Authors Oh JY, Lee, Khwarg, Wee WR

Published 17 May 2010 Volume 2010:4 Pages 477—480


Review by Single-blind

Peer reviewer comments 4

Joo Youn Oh1,2, Hyun Ju Lee1,2, Sang In Khwarg1,2, Won Ryang Wee1,2

1Department of Ophthalmology, Seoul National University College of Medicine, Seoul, Korea; 2Seoul Artificial Eye Center, Seoul National University Hospital Clinical Research Institute, Seoul, Korea

Purpose: Although cryotherapy has long been used to eradicate corneal lesions, there have been no reports of adverse effects of cryotherapy on human corneas. We performed this study to evaluate and characterize ultrastructural damage to the human cornea following the transcorneal freezing-and-thawing procedure.

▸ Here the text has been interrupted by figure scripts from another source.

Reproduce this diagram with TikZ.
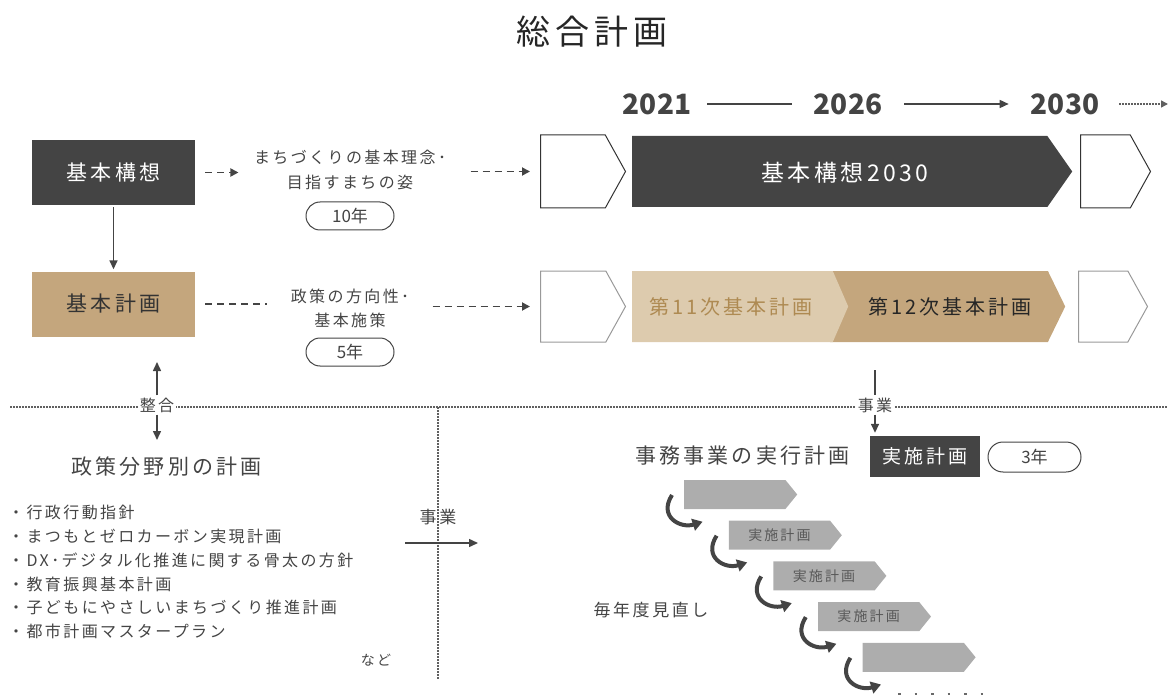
\documentclass[tikz,border=0pt]{standalone}
\usepackage{fontspec}
\setmainfont{Noto Sans CJK JP}
\newfontfamily\jp[LetterSpace=15]{Noto Sans CJK JP}
\usetikzlibrary{arrows.meta,shapes.symbols,positioning}

\definecolor{boxdark}{HTML}{444444}
\definecolor{tan}{HTML}{C4A67D}
\definecolor{lighttan}{HTML}{DDCBAE}
\definecolor{tantext}{HTML}{AE8A52}
\definecolor{chevgray}{HTML}{ADADAD}
\definecolor{txt}{HTML}{444444}

\newcommand\fsz[2]{\fontsize{#1}{#2}\selectfont}

\tikzset{
  every node/.style={text=txt},
  plainbox/.style={minimum width=163, minimum height=65, inner sep=0, font=\jp\fsz{21}{25}},
  pill/.style={draw=txt, line width=1, rounded corners=14, minimum width=88, minimum height=28, inner sep=0, font=\fsz{17}{20}},
  chev/.style={signal, signal to=east, inner sep=0, anchor=west},
  year/.style={inner sep=0, font=\fsz{28}{30}\bfseries},
  dasharr/.style={txt, line width=1.8, dash pattern=on 7pt off 5pt, -{Triangle[length=8pt,width=8pt]}},
  dashline/.style={txt, line width=1.8, dash pattern=on 7pt off 5pt},
  arr/.style={txt, line width=1.5, -{Triangle[length=9pt,width=8pt]}},
  dotline/.style={txt!85, line width=1.5, dash pattern=on 1.5pt off 1.5pt},
  curvarr/.style={txt, line width=4, -{Triangle[length=10pt,width=12pt]}},
}

\begin{document}
\begin{tikzpicture}[x=1pt,y=-1pt]
\useasboundingbox (0,0) rectangle (1170,695);

% title
\node[font=\jp\fsz{34}{40}, text=black!85] (title) at (592,32) {総合計画};

% years
\node[year] (y2021) at (657,104) {2021};
\node[year] (y2026) at (848,104) {2026};
\node[year] (y2030) at (1065,104) {2030};
\coordinate (axisend) at (1168,104);
\draw[txt, line width=1.5, shorten <=16pt, shorten >=22pt] (y2021.east) -- (y2026.west);
\draw[arr, shorten <=22pt, shorten >=22pt] (y2026.east) -- (y2030.west);
\draw[dotline, -{Triangle[length=7pt,width=7pt]}, shorten <=20pt] (y2030.east) -- (axisend);

% row 1
\node[plainbox, fill=boxdark, text=white] (kousou) at (113.5,172.5) {基本構想};
\node[font=\jp\fsz{16}{25}, align=center] (rinen) at (350,170) {まちづくりの基本理念･\\目指すまちの姿};
\node[pill] (p10) at (350,216) {10年};
\node[chev, draw=black!80, line width=1, minimum width=85, minimum height=73, signal pointer angle=122] (cw1) at (540,171.5) {};
\node[chev, fill=boxdark, minimum width=440, minimum height=71, signal pointer angle=110] (kd) at (632,171.5) {};
\node[font=\jp\fsz{23}{26}, text=white] (kdtext) at (845,173) {基本構想2030};
\node[chev, draw=black!80, line width=1, minimum width=70, minimum height=73, signal pointer angle=122] (cw2) at (1080,171.5) {};

\draw[dasharr, shorten <=10pt, shorten >=12pt] (kousou.east) -- (rinen.west |- kousou.east);
\draw[dasharr, shorten <=21pt, shorten >=10pt] (rinen.east |- cw1.west) -- (cw1.west);

% row 2
\node[plainbox, fill=tan, text=black!80] (keikaku) at (113.5,304) {基本計画};
\node[font=\jp\fsz{16}{24}, align=center] (housaku) at (350,308) {政策の方向性･\\基本施策};
\node[pill] (p5) at (350,352) {5年};
\node[chev, draw=black!40, line width=1, minimum width=85, minimum height=71, signal pointer angle=122] (cw3) at (540,306.5) {};
\node[chev, fill=tan, minimum width=235, minimum height=71, signal pointer angle=128] (dt) at (830,306.5) {};
\node[chev, fill=lighttan, minimum width=216, minimum height=71, signal pointer angle=133] (lt) at (632,306.5) {};
\node[font=\jp\fsz{20}{24}, text=tantext] (t11) at (731,307) {第11次基本計画};
\node[font=\jp\fsz{20}{24}, text=black!85] (t12) at (950,307) {第12次基本計画};
\node[chev, draw=black!40, line width=1, minimum width=69, minimum height=71, signal pointer angle=122] (cw4) at (1078,306.5) {};

\draw[arr, shorten <=2pt, shorten >=2pt] (kousou.south) -- (keikaku.north);
\draw[dashline, shorten <=10pt, shorten >=20pt] (keikaku.east) -- (housaku.west |- keikaku.east);
\draw[dasharr, shorten <=20pt, shorten >=10pt] (housaku.east |- cw3.west) -- (cw3.west);

% dividers
\draw[dotline] (10,407) -- (1168,407);
\draw[dotline] (438,407) -- (438,680);

\node[fill=white, inner sep=2, font=\jp\fsz{16}{18}] (seigou) at (157,405) {整合};
\coordinate (seigoutop) at (157,362);
\coordinate (seigoubot) at (157,440);
\draw[arr] (seigou.north) -- (seigoutop);
\draw[arr] (seigou.south) -- (seigoubot);

% bottom right
\node[font=\jp\fsz{21}{25}] (jikkou) at (742.5,456) {事務事業の実行計画};
\node[fill=boxdark, text=white, minimum width=110, minimum height=41, inner sep=0, font=\jp\fsz{19}{22}] (jisshi) at (925,456.5) {実施計画};
\node[pill, minimum width=93, minimum height=30, rounded corners=15] (p3) at (1034.5,457) {3年};
\node[font=\jp\fsz{17}{20}] (minaoshi) at (651,610) {毎年度見直し};

\node[fill=white, inner sep=2, font=\jp\fsz{16}{18}] (jigyou1) at (875,405) {事業};
\coordinate (jtop) at (875,370);
\draw[txt, line width=1.5] (jtop) -- (jigyou1.north);
\draw[arr, shorten >=3pt] (jigyou1.south) -- (jigyou1.south |- jisshi.north);

% bottom left
\node[font=\jp\fsz{21}{25}] (bunya) at (166.5,467) {政策分野別の計画};
\node[anchor=north west, align=left, inner sep=0, font=\jp\fsz{16}{23.8}] (plans) at (8,505)
  {・行政行動指針\\・まつもとゼロカーボン実現計画\\・DX･デジタル化推進に関する骨太の方針\\・教育振興基本計画\\・子どもにやさしいまちづくり推進計画\\・都市計画マスタープラン};
\node[font=\jp\fsz{14}{16}] (nado) at (376,660) {など};
\node[font=\jp\fsz{17}{20}] (jigyou2) at (438,517) {事業};
\coordinate (ja) at (405,543);
\coordinate (jb) at (478,543);
\draw[arr] (ja) -- (jb);

% staircase
\foreach \i in {0,...,5}{
  \coordinate (s\i) at (672+44.6*\i, 495+40.7*\i);
  \coordinate (t\i) at (658+44.6*\i, 481+40.7*\i);
}
\foreach \i/\lbl in {0/,1/実施計画,2/実施計画,3/実施計画,4/}
  \node[chev, fill=chevgray, minimum width=113, minimum height=29, signal pointer angle=102,
        font=\jp\fsz{14}{16}, text=black!65] (g\i) at (684+44.6*\i, 494.5+40.7*\i) {\lbl};
\foreach \i [count=\j from 1] in {0,...,4}
  \draw[curvarr] (s\i) .. controls +(-14,22) and +(-22,7) .. (t\j);
\draw[txt!80, line width=2.5, dash pattern=on 2.5pt off 14pt] (898,694) -- (985,694);
\end{tikzpicture}
\end{document}
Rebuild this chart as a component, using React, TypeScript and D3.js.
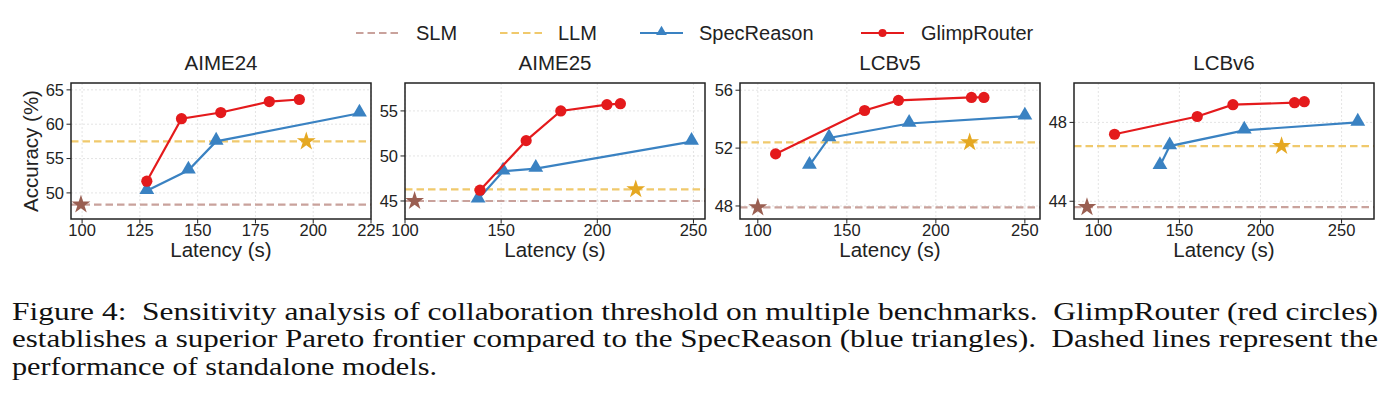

Methods: Seven human donor corneas were randomly divided into three groups. 1, 2, and 3 repetitive freezing-and-thawing procedures were respectively applied to donor corneas in each group. A cryoprobe was cooled to -80°C, and placed on the anterior surface 1.5 mm central to the limbus for 3 seconds. Samples were then allowed to spontaneously defrost. A cornea without the treatment was used as a control. Samples were evaluated through hematoxylin & eosin staining, TUNEL assay, and electron microscopy.

Results: After transcorneal cryoinjury, it was observed that corneal endothelial cells were lost and Descemet’s membrane was denuded where the cryoprobe was applied. Corneal stromal cells were damaged, and the damage was more marked in the posterior stroma. The extent of damage increased with an increasing number of freezing–thawing repetitions. In contrast, corneal epithelial cells showed no cryo-induced damage, and Bowman’s layer remained intact in all groups.

Conclusions: The susceptibility to transcorneal cryo-injury differed among the corneal layers; the corneal endothelium was most susceptible, and the epithelium was least susceptible. Caution would thus be advised in regard to the potential damage in corneal endothelium when treating patients with corneal lesions using transcorneal cryotherapy.